### Stated goal
Exactly retype the lines from the top of the data through the line containing "units = [r'(mg", leaving out every picture.

Start of Given information

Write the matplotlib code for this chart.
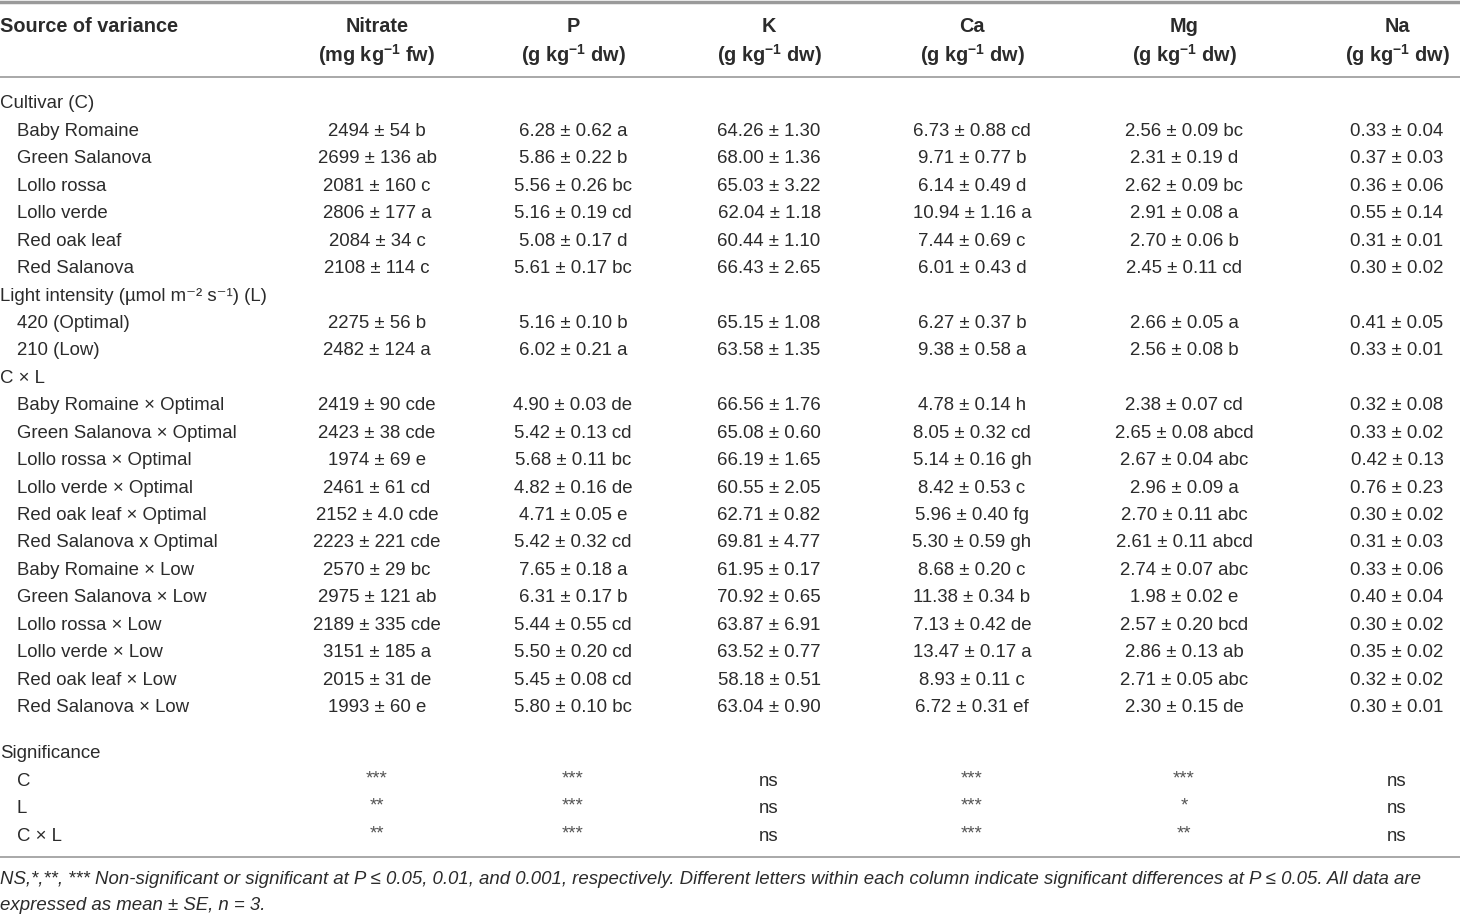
import matplotlib.pyplot as plt

plt.rcParams['font.family'] = ['Liberation Sans', 'DejaVu Sans']
plt.rcParams['mathtext.fontset'] = 'custom'
plt.rcParams['mathtext.rm'] = 'Liberation Sans'
plt.rcParams['mathtext.bf'] = 'Liberation Sans:bold'

# column headers
headers = ['Nitrate', 'P', 'K', 'Ca', 'Mg', 'Na']
units = [r'(mg kg$^{\mathbf{-1}}$ fw)'] + [r'(g kg$^{\mathbf{-1}}$ dw)'] * 5

# groups of rows: (group title, row labels, rows of cell strings)
cultivars = ['Baby Romaine', 'Green Salanova', 'Lollo rossa', 'Lollo verde',
             'Red oak leaf', 'Red Salanova']
cultivar_vals = [
    ['2494 ± 54 b', '6.28 ± 0.62 a', '64.26 ± 1.30', '6.73 ± 0.88 cd', '2.56 ± 0.09 bc', '0.33 ± 0.04'],
    ['2699 ± 136 ab', '5.86 ± 0.22 b', '68.00 ± 1.36', '9.71 ± 0.77 b', '2.31 ± 0.19 d', '0.37 ± 0.03'],
    ['2081 ± 160 c', '5.56 ± 0.26 bc', '65.03 ± 3.22', '6.14 ± 0.49 d', '2.62 ± 0.09 bc', '0.36 ± 0.06'],
    ['2806 ± 177 a', '5.16 ± 0.19 cd', '62.04 ± 1.18', '10.94 ± 1.16 a', '2.91 ± 0.08 a', '0.55 ± 0.14'],
    ['2084 ± 34 c', '5.08 ± 0.17 d', '60.44 ± 1.10', '7.44 ± 0.69 c', '2.70 ± 0.06 b', '0.31 ± 0.01'],
    ['2108 ± 114 c', '5.61 ± 0.17 bc', '66.43 ± 2.65', '6.01 ± 0.43 d', '2.45 ± 0.11 cd', '0.30 ± 0.02'],
]

light = ['420 (Optimal)', '210 (Low)']
light_vals = [
    ['2275 ± 56 b', '5.16 ± 0.10 b', '65.15 ± 1.08', '6.27 ± 0.37 b', '2.66 ± 0.05 a', '0.41 ± 0.05'],
    ['2482 ± 124 a', '6.02 ± 0.21 a', '63.58 ± 1.35', '9.38 ± 0.58 a', '2.56 ± 0.08 b', '0.33 ± 0.01'],
]

interaction = ['Baby Romaine × Optimal', 'Green Salanova × Optimal', 'Lollo rossa × Optimal',
               'Lollo verde × Optimal', 'Red oak leaf × Optimal', 'Red Salanova x Optimal',
               'Baby Romaine × Low', 'Green Salanova × Low', 'Lollo rossa × Low',
               'Lollo verde × Low', 'Red oak leaf × Low', 'Red Salanova × Low']
interaction_vals = [
    ['2419 ± 90 cde', '4.90 ± 0.03 de', '66.56 ± 1.76', '4.78 ± 0.14 h', '2.38 ± 0.07 cd', '0.32 ± 0.08'],
    ['2423 ± 38 cde', '5.42 ± 0.13 cd', '65.08 ± 0.60', '8.05 ± 0.32 cd', '2.65 ± 0.08 abcd', '0.33 ± 0.02'],
    ['1974 ± 69 e', '5.68 ± 0.11 bc', '66.19 ± 1.65', '5.14 ± 0.16 gh', '2.67 ± 0.04 abc', '0.42 ± 0.13'],
    ['2461 ± 61 cd', '4.82 ± 0.16 de', '60.55 ± 2.05', '8.42 ± 0.53 c', '2.96 ± 0.09 a', '0.76 ± 0.23'],
    ['2152 ± 4.0 cde', '4.71 ± 0.05 e', '62.71 ± 0.82', '5.96 ± 0.40 fg', '2.70 ± 0.11 abc', '0.30 ± 0.02'],
    ['2223 ± 221 cde', '5.42 ± 0.32 cd', '69.81 ± 4.77', '5.30 ± 0.59 gh', '2.61 ± 0.11 abcd', '0.31 ± 0.03'],
    ['2570 ± 29 bc', '7.65 ± 0.18 a', '61.95 ± 0.17', '8.68 ± 0.20 c', '2.74 ± 0.07 abc', '0.33 ± 0.06'],
    ['2975 ± 121 ab', '6.31 ± 0.17 b', '70.92 ± 0.65', '11.38 ± 0.34 b', '1.98 ± 0.02 e', '0.40 ± 0.04'],
    ['2189 ± 335 cde', '5.44 ± 0.55 cd', '63.87 ± 6.91', '7.13 ± 0.42 de', '2.57 ± 0.20 bcd', '0.30 ± 0.02'],
    ['3151 ± 185 a', '5.50 ± 0.20 cd', '63.52 ± 0.77', '13.47 ± 0.17 a', '2.86 ± 0.13 ab', '0.35 ± 0.02'],
    ['2015 ± 31 de', '5.45 ± 0.08 cd', '58.18 ± 0.51', '8.93 ± 0.11 c', '2.71 ± 0.05 abc', '0.32 ± 0.02'],
    ['1993 ± 60 e', '5.80 ± 0.10 bc', '63.04 ± 0.90', '6.72 ± 0.31 ef', '2.30 ± 0.15 de', '0.30 ± 0.01'],
]

effects = ['C', 'L', 'C × L']
significance = [
    ['***', '***', 'ns', '***', '***', 'ns'],
    ['**', '***', 'ns', '***', '*', 'ns'],
    ['**', '***', 'ns', '***', '**', 'ns'],
]

footnote = ['NS,*,**, *** Non-significant or significant at P ≤ 0.05, 0.01, and 0.001, respectively. '
            'Different letters within each column indicate significant differences at P ≤ 0.05. All data are',
            'expressed as mean ± SE, n = 3.']

# layout
col_x = [377, 573, 769, 972, 1184, 1397]
row_h = 27.43
fs = 13.4
hfs = 14.3
txt = '#2b2b2b'
rule = '#9a9a9a'

fig = plt.figure(figsize=(14.6, 9.15), dpi=100)
ax = fig.add_axes([0, 0, 1, 1])
ax.set_xlim(0, 1460)
ax.set_ylim(915, 0)
ax.axis('off')

ax.axhline(2, color=rule, lw=2.5)
ax.axhline(77, color=rule, lw=1.2)

ax.text(0, 27, 'Source of variance', fontsize=hfs, weight='bold', color=txt, va='center')
for x, h, u in zip(col_x, headers, units):
    ax.text(x, 27, h, fontsize=hfs, weight='bold', color=txt, ha='center', va='center')
    ax.text(x, 55, u, fontsize=hfs, weight='bold', color=txt, ha='center', va='center')

groups = [('Cultivar (C)', cultivars, cultivar_vals),
          ('Light intensity (µmol m⁻² s⁻¹) (L)', light, light_vals),
          ('C × L', interaction, interaction_vals)]

y = 104
for title, labels, vals in groups:
    ax.text(0, y, title, fontsize=fs, color=txt, va='center')
    y += row_h
    for lab, row in zip(labels, vals):
        ax.text(17, y, lab, fontsize=fs, color=txt, va='center')
        for x, v in zip(col_x, row):
            ax.text(x, y, v, fontsize=fs, color=txt, ha='center', va='center')
        y += row_h

y += 19
ax.text(0, y, 'Significance', fontsize=fs, color=txt, va='center')
y += row_h
for lab, row in zip(effects, significance):
    ax.text(17, y, lab, fontsize=fs, color=txt, va='center')
    for x, v in zip(col_x, row):
        if v == 'ns':
            ax.text(x, y, v, fontsize=fs, color=txt, ha='center', va='center')
        else:
            ax.text(x, y - 2.5, v, fontsize=fs, color='#555555', ha='center', va='center')
    y += row_h

ax.axhline(857, color=rule, lw=1.2)
ax.text(0, 880, footnote[0], fontsize=fs, style='italic', color=txt, va='center')
ax.text(0, 906, footnote[1], fontsize=fs, style='italic', color=txt, va='center')

fig.savefig('out.png', dpi=100)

End of Given information

### Response to this task
Write the matplotlib code for this chart.
import matplotlib.pyplot as plt

plt.rcParams['font.family'] = ['Liberation Sans', 'DejaVu Sans']
plt.rcParams['mathtext.fontset'] = 'custom'
plt.rcParams['mathtext.rm'] = 'Liberation Sans'
plt.rcParams['mathtext.bf'] = 'Liberation Sans:bold'

# column headers
headers = ['Nitrate', 'P', 'K', 'Ca', 'Mg', 'Na']
units = [r'(mg kg$^{\mathbf{-1}}$ fw)'] + [r'(g kg$^{\mathbf{-1}}$ dw)'] * 5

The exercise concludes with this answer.